The first spits came when the Three Tenors kicked into their unique brand of Berlitz English. The fatalistic view is that this was a simple case of cause and effect. They were even singing "Because" at the time. The spattering escalated and the attention of those al fresco was less than respectfully silent. The Neapolitan songs which closed the first medley got a noticeably bigger ovation from the cheap seats (pounds 200, for the record), while down on the pitch umbrellas went up along with the cries from the suddenly unsighted for them to come down.
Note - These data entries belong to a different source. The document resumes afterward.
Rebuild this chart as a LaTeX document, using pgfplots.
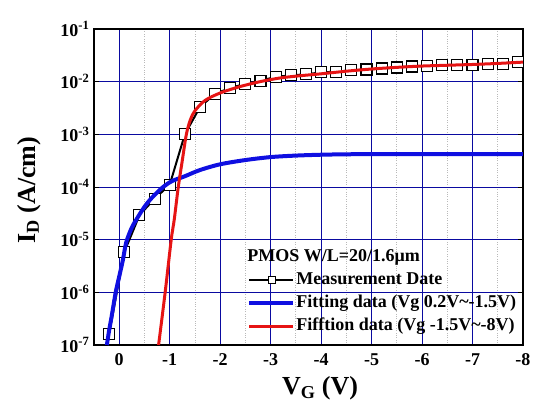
\documentclass[border=0pt]{standalone}
\usepackage{fontspec}
\setmainfont{Liberation Serif}
\usepackage{pgfplots}
\pgfplotsset{compat=1.18}
\definecolor{gridblue}{RGB}{10,10,160}
\definecolor{curveblue}{RGB}{15,15,225}
\definecolor{curvered}{RGB}{230,20,20}
\begin{document}
\begin{tikzpicture}
\path[use as bounding box] (-94bp,-67bp) rectangle (450bp,345bp);
\begin{axis}[
  at={(0bp,0bp)}, anchor=south west,
  scale only axis, width=429bp, height=316bp,
  ymode=log, log basis y=10,
  x dir=reverse,
  xmin=-8, xmax=0.5, ymin=1e-7, ymax=1e-1,
  clip marker paths=true,
  xtick={-8,-7,-6,-5,-4,-3,-2,-1,0},
  xticklabels={-8,-7,-6,-5,-4,-3,-2,-1,0},
  minor xtick={-7.5,-6.5,-5.5,-4.5,-3.5,-2.5,-1.5,-0.5},
  ytick={1e-7,1e-6,1e-5,1e-4,1e-3,1e-2,1e-1},
  yticklabels={10\textsuperscript{-7},10\textsuperscript{-6},10\textsuperscript{-5},10\textsuperscript{-4},10\textsuperscript{-3},10\textsuperscript{-2},10\textsuperscript{-1}},
  grid=both,
  major grid style={gridblue, line width=0.9bp},
  minor grid style={gray!55, dotted, line width=0.8bp},
  axis line style={black, line width=1.3bp},
  tick align=inside,
  major tick length=5bp, minor tick length=3bp,
  tick style={black, line width=0.8bp},
  xtick style={draw=none},
  tick label style={font=\fontsize{18bp}{20bp}\selectfont\bfseries},
  yticklabel style={xshift=-1bp},
  xticklabel style={yshift=-5bp},
  xlabel={V\textsubscript{G} (V)},
  ylabel={I\textsubscript{D} (A/cm)},
  label style={font=\fontsize{26bp}{28bp}\selectfont\bfseries},
  xlabel style={at={(axis description cs:0.527,-0.1)}, anchor=north, inner sep=0pt},
  ylabel style={at={(axis description cs:-0.152,0.49)}, anchor=center, inner sep=0pt},
  legend style={at={(axis cs:-2.475,7.6e-6)}, anchor=north west, draw=none, fill=none,
    font=\fontsize{18bp}{20bp}\selectfont\bfseries,
    nodes={inner sep=1bp, text height=12bp, text depth=4bp},
    row sep=5bp},
  legend cell align=left,
  /tikz/every even column/.append style={column sep=4bp},
]
\addlegendimage{empty legend}
\addlegendentry{\hspace*{-49bp}PMOS W/L=20/1.6μm}

\addplot[black, line width=2bp, mark=square*, mark size=5.5bp,
  mark options={fill=white, draw=black, line width=1.1bp},
  legend image code/.code={\draw[black,line width=2bp] (0bp,0bp) -- (44bp,0bp);
    \draw[black,fill=white,line width=0.9bp] (19bp,-3.5bp) rectangle (26bp,3.5bp);}]
coordinates {
(0.2,1.64e-7) (-0.1,5.8e-6) (-0.4,2.9e-5) (-0.7,6e-5) (-1.0,1.1e-4)
(-1.3,1e-3) (-1.6,3.3e-3) (-1.9,5.9e-3) (-2.2,7.6e-3) (-2.5,9.1e-3)
(-2.8,1.05e-2) (-3.1,1.23e-2) (-3.4,1.32e-2) (-3.7,1.38e-2) (-4.0,1.5e-2)
(-4.3,1.55e-2) (-4.6,1.64e-2) (-4.9,1.7e-2) (-5.2,1.78e-2) (-5.5,1.86e-2)
(-5.8,1.94e-2) (-6.1,2.0e-2) (-6.4,2.05e-2) (-6.7,2.1e-2) (-7.0,2.1e-2)
(-7.3,2.2e-2) (-7.6,2.2e-2) (-7.9,2.4e-2)
};
\addlegendentry{Measurement Date}

\addplot[curveblue, line width=4bp, smooth, no marks,
  legend image code/.code={\draw[curveblue,line width=4bp] (0bp,0bp) -- (44bp,0bp);}]
coordinates {
(0.245,1e-7) (0.2,1.9e-7) (0.15,3.5e-7) (0.07,1e-6) (0.0,2e-6) (-0.07,4e-6)
(-0.14,9e-6) (-0.25,1.7e-5) (-0.35,2.5e-5) (-0.5,4.2e-5) (-0.65,6.3e-5) (-0.87,1e-4)
(-1.05,1.3e-4) (-1.3,1.6e-4) (-1.6,2.1e-4) (-2.0,2.7e-4) (-2.5,3.25e-4) (-3.0,3.7e-4)
(-3.5,3.95e-4) (-4.0,4.1e-4) (-4.5,4.18e-4) (-5.0,4.2e-4) (-6.0,4.2e-4) (-7.0,4.2e-4) (-8.0,4.2e-4)
};
\addlegendentry{Fitting data (Vg 0.2V\textasciitilde-1.5V)}

\addplot[curvered, line width=3bp, smooth, no marks,
  legend image code/.code={\draw[curvered,line width=3bp] (0bp,0bp) -- (44bp,0bp);}]
coordinates {
(-0.78,1e-7) (-0.91,1e-6) (-1.03,1e-5) (-1.09,2.4e-5) (-1.17,1e-4) (-1.25,3.2e-4)
(-1.33,1e-3) (-1.41,1.9e-3) (-1.5,2.8e-3) (-1.7,4.4e-3) (-2.0,6.1e-3) (-2.4,8.1e-3)
(-2.79,1.0e-2) (-3.2,1.18e-2) (-3.6,1.3e-2) (-4.0,1.41e-2) (-4.5,1.58e-2) (-5.0,1.74e-2)
(-5.5,1.87e-2) (-6.0,1.98e-2) (-6.5,2.05e-2) (-7.0,2.12e-2) (-7.5,2.22e-2) (-8.0,2.35e-2)
};
\addlegendentry{Fifftion data (Vg -1.5V\textasciitilde-8V)}
\end{axis}
\end{tikzpicture}
\end{document}
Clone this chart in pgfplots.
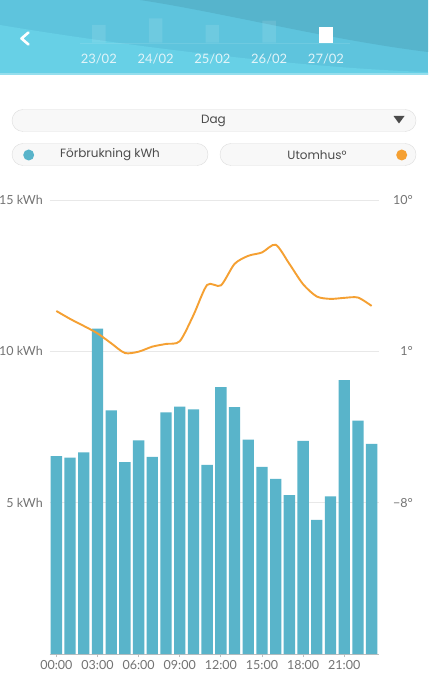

So when Placido Domingo swooned magnificently through "E lucevan le stelle", it was very much a case of fat chance. As insurance against the chance of seeing real stars, one side of the stadium was draped in a huge black sheet speckled in light bulbs that mimicked the firmament. The stage itself was an elegant colonnade of white pillars and palm fronds fanning out to video screens the size of squash courts. Lookwise, it was somewhere between St Peter's Square and a top-dollar bordello - the marriage of God and Mammon: just right for stadium opera.

On a high platform upstage a male choir hired to sing in the interval passed the rest of the evening as cheerleaders, frantically applauding as the big three made their exits and entrances. They did their most sterling work putting their hands together for Jose Carreras. From the size of his ovations it was evident that of the Three Tenors, he was the smallest draw. He edged on first and before delivering himself of "Il Lamento di Federico" you saw him look nervily up at the sky, and gulp.

Pavarotti, who strode on next with his arms flung wide and a showman's smile visible from the corner flags, eats this size of audience for breakfast. After 200,000 in Hyde Park, 50,000 at Wembley is his equivalent of a small club date. The murmurs that vocally he's had it, that he's only in on this junket because he's down to his last few bilione, are completely lost on this crowd. It was his rendering of "Nessun Dorma" - given the house-down treatment once more - that snagged a sizeable percentage of this audience, and suggested the weird congruity between opera and football. You could almost hear the chant go up: he's fat, he's round, he's headlining at a football ground.

In this venue, the analogy becomes irresistible. Despite overbearing expectation, the first half somehow failed to ignite, but after half time the place exploded into life. A bit like England vs Scotland, seen here three weeks before. As soloists they all reserved their big moments till last: Carreras's "Un di all'azzurro spazio" (again, fat chance), Domingo and Pavarotti their star turns from Puccini.

And then, with the rain long gone, came the second medley of crowd-pleasers. "Maria" and "Tonight" from West Side Story, "Moon River", Spanish ditties "Ciolito Lindo" and "Carminito", "Matlinata" and, just to complete the collection of meteorologically inappropriate songs, "O Sole Mio". Pavarotti read this last from the music sheet, presumably to make sure he didn't mention ice-cream by mistake. It was all so crowd-pleasing that they did it again, and the performers puffed chests and pumped paws and looked much less like Three Tenors than Three Amigos.

The Mastercard airship floated overhead all night, a tidy reminder that this whole operation is fuelled by hot air and plastic. The high-art lobby scoffs and carps, but the performers bring opera to the mob with at least the veneer of real conviction. The truth is that populism creates more winners than losers. And however wet, scarcely a soul left early, doubtless mindful of an adage familiar to this hallowed venue: it's not over till the fat lads sing.